HSE Semantics & Pragmatics Workshop

On September 30 - October 1, 2016,  an international Semantics & Pragmatics Workshop was held at HSE. The event was organized by the School of Linguistics, the School of Philosophy and the Formal Philosophy Research Group.

Linguists, logicians, philosophers, and neuroscientists from Russia, the UK, Germany, Spain, the Netherlands, France, and the United States took part in the event.

Bart Geurts, Professor at the Department of Philosophy, University of Nijmegen opened the workshop with his report ‘Speech Acts and Cognitive Development’. According to the Geurts’ hypothesis, children develop the skill of attribution of obligations that is critical in social interaction. The skills of attribution of intentions and beliefs and even more complex communicative competence are developed on the basis of this skill.

Barbara Partee, Distinguished University Professor Emerita of Linguistics and Philosophy at the Department of Linguistics,  University of Massachusetts Amherst, spoke on the history of formal pragmatics, starting from Aristotelian logic.

Katherine Fraser, graduate student from the  University of Stuttgart, presented a report on ‘Sitting and Waiting: Idle Meanings of an English Posture Verb’ in which she covered the results of a corpus study of English posture verbs (such as ‘sit’, ‘lie’, ‘stand’, etc.)

In her report ‘Spatial Measures, Special Measures’ Ora Matushansky (SFL (Paris 8/CNRS) /Utrecht University) developed the topic of regular semantic changes through the example of prepositions which describe spatial relationships (over, around, under, between, etc.)

Yury Shtyrov (Aarhus University) spoke on ‘Automaticity in Language Comprehension: Neurophysiological Evidence’. The report covers neurophysiological experiments aimed at the study of how people automatically learn new words, and the effectiveness of experimental techniques involving noise, distracting stimuli, and repetitive pseudo words.

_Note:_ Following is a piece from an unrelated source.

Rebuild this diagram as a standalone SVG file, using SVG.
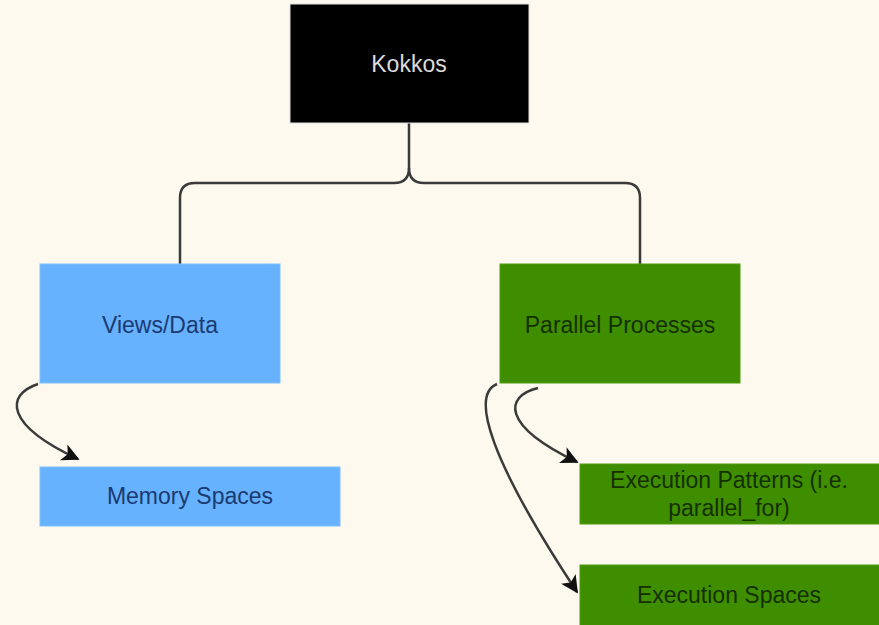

Bob Beddor and Simon Goldstein from Rutgers University presented a report on ‘Epistemic Modals in Belief Reports’. The authors analyzed situations in which an agent simultaneously holds certain beliefs and at the same time thinks that this belief may be false.

Fabien Schang (HSE Faculty of Humanities) offered an original analysis of humorous remarks as a particular type of speech act (laughative speech-act) in his report ‘Why Are You Laughing? On the Semantics of Humour’.

Paul Weingartner, Professor of Philosophy at the University of Salzburg, dedicated his report ‘Knowledge as Possesing Epistemic Entropy and Epistemic Information’ to the traditional problem of knowledge definition. He considered a few classical approaches to the definition of knowledge (knowledge as justified true opinion, knowledge as the ability to prove, knowledge as the ability to check, knowledge as true direct objective attainment, etc.), and suggested his own interpretation of this concept.